The focus on the Supreme Court’s Obamacare decision today seems to center around Chief Justice Roberts’ decision to rewrite Obamacare’s individual mandate as a “tax” rather than a mandate. This, of course, is egregious – the Supreme Court does not have the power to rewrite statutes, merely to interpret them.

But this misses the larger issue: under the Roberts decision, Congress can levy a tax for virtually any reason. As Chief Justice Roberts himself acknowledges in the opinion:

There may, however, be a more fundamental objection to a tax on those who lack health insurance. Even if only a tax, the payment under §5000A(b) remains a burden that the Federal Government imposes for an omission, not an act. If it is troubling to interpret the Commerce Clause as authorizing Congress to regulate those who abstain from commerce, perhaps it should be similarly troubling to permit Congress to impose a tax for not doing something.

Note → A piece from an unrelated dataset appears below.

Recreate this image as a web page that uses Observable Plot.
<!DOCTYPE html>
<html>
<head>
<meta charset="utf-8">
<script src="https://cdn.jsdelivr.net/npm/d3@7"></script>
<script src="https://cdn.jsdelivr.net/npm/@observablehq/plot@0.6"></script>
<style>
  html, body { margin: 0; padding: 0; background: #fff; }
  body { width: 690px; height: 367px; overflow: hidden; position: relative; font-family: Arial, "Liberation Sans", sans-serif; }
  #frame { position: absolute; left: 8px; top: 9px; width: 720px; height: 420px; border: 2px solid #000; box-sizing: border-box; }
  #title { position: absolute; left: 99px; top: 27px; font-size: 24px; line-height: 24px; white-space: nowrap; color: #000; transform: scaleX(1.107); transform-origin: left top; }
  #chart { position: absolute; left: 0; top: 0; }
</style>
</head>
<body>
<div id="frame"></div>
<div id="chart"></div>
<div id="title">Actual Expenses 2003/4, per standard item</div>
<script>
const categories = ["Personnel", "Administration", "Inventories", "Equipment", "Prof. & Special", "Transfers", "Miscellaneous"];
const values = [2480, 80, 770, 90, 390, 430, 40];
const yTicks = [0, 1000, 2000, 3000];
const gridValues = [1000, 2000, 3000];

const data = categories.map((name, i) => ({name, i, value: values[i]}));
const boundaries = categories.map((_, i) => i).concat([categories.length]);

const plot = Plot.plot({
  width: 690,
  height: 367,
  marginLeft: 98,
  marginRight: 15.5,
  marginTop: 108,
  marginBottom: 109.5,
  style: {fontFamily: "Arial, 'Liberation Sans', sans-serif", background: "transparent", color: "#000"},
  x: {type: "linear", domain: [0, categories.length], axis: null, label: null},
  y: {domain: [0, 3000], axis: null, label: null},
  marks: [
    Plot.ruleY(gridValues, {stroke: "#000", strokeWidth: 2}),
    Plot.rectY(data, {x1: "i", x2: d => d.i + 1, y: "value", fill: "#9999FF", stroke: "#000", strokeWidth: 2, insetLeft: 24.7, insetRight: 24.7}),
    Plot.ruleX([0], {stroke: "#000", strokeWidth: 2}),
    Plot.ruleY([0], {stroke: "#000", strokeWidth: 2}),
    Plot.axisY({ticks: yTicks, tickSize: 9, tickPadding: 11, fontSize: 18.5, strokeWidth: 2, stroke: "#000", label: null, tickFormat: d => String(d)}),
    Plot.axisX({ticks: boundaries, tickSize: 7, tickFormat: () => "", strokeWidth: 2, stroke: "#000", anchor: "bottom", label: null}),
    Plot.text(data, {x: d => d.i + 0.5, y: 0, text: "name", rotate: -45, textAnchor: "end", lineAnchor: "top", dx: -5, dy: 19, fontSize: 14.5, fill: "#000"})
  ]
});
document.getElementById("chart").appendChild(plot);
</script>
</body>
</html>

Roberts rejects that argument. He argues that:

(1)  “the Constitution does not guarantee that individuals may avoid taxation through inactivity” (as support for this proposition, he idiotically quotes Benjamin Franklin’s famous injunction that nothing is certain but death and taxes, which is apropos of nothing);

(2)  “Congress’s ability to use its taxing power to influence conduct is not without limits” (although he declines to name those limits).

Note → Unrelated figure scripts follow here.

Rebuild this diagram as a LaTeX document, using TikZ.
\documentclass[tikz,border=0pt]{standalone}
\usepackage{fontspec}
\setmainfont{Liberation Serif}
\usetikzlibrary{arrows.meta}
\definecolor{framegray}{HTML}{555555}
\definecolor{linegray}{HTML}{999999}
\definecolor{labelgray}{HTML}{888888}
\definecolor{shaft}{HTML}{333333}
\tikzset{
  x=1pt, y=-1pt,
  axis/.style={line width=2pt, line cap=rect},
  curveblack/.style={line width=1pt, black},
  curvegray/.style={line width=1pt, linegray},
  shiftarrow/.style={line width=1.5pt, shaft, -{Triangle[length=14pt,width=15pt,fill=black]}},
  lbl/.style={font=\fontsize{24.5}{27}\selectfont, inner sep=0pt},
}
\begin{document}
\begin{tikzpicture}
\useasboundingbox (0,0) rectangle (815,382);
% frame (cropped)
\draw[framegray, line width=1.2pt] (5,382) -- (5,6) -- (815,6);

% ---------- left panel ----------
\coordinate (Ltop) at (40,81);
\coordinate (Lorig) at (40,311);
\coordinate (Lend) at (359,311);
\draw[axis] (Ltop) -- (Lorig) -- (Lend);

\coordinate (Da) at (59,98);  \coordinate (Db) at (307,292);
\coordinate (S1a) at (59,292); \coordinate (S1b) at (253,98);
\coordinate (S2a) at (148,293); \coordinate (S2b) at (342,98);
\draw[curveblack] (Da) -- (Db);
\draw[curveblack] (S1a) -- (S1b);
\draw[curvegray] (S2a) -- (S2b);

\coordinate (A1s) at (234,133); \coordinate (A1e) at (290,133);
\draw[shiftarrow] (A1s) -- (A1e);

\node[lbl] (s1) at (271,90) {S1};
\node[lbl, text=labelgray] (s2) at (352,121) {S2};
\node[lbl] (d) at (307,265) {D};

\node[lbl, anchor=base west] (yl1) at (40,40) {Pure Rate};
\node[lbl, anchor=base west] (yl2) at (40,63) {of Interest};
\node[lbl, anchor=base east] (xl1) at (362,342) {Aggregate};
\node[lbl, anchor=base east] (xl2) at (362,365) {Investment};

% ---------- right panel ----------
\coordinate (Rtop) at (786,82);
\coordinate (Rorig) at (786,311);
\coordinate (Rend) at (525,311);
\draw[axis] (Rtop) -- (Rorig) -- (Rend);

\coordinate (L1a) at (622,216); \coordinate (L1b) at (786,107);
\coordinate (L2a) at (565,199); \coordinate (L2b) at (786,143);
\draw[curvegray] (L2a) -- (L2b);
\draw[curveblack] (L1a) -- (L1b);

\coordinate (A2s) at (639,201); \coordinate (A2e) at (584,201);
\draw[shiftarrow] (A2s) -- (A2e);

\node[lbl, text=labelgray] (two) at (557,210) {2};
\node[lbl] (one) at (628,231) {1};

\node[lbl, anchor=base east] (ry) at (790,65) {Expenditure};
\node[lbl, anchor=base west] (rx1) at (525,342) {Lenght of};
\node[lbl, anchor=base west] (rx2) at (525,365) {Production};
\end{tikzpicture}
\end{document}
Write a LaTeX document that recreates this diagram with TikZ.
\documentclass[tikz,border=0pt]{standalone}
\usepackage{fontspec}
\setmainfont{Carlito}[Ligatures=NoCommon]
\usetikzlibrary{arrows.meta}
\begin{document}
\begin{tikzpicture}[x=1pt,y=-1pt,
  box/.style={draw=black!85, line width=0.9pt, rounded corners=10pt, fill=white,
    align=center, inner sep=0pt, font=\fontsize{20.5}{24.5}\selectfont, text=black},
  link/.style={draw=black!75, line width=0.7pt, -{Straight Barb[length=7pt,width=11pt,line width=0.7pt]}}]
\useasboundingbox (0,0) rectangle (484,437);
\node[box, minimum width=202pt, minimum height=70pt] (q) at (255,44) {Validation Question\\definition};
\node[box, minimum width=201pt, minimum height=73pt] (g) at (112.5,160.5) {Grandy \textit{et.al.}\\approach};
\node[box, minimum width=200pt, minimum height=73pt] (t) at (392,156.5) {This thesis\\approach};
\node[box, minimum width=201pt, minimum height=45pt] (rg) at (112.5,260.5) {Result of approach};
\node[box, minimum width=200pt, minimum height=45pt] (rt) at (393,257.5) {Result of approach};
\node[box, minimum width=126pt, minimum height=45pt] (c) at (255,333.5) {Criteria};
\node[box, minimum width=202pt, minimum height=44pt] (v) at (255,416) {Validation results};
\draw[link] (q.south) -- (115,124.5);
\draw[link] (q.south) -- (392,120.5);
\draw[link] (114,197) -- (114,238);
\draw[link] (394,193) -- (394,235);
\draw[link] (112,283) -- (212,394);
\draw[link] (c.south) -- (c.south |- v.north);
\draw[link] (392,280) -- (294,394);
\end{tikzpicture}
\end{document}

In short, Congress can tax you if you do nothing; Congress can tax you to influence your conduct; Congress can tax you and tax you and tax you. What kind of tax isn’t allowed under the Constitution? Roberts has to reach all the way back to a 1936 case, United States v. Butler, in which a tax on processors of farm products, proceeds to be paid to farmers. The Court in that case stated that the Act was “a statutory plan to regulate and control agricultural production, a matter beyond the powers delegated to the federal government. The tax, the appropriation of the funds raised, and the direction for their disbursement, are but parts of the plan. They are but means to an unconstitutional end.”

So, when was the federal government delegated the power to control individual health care, exactly?

It wasn’t. But that no longer matters. From now on, any tax that can be justified on any public policy basis is a good tax. And, for that matter, any mandate is a good tax, too.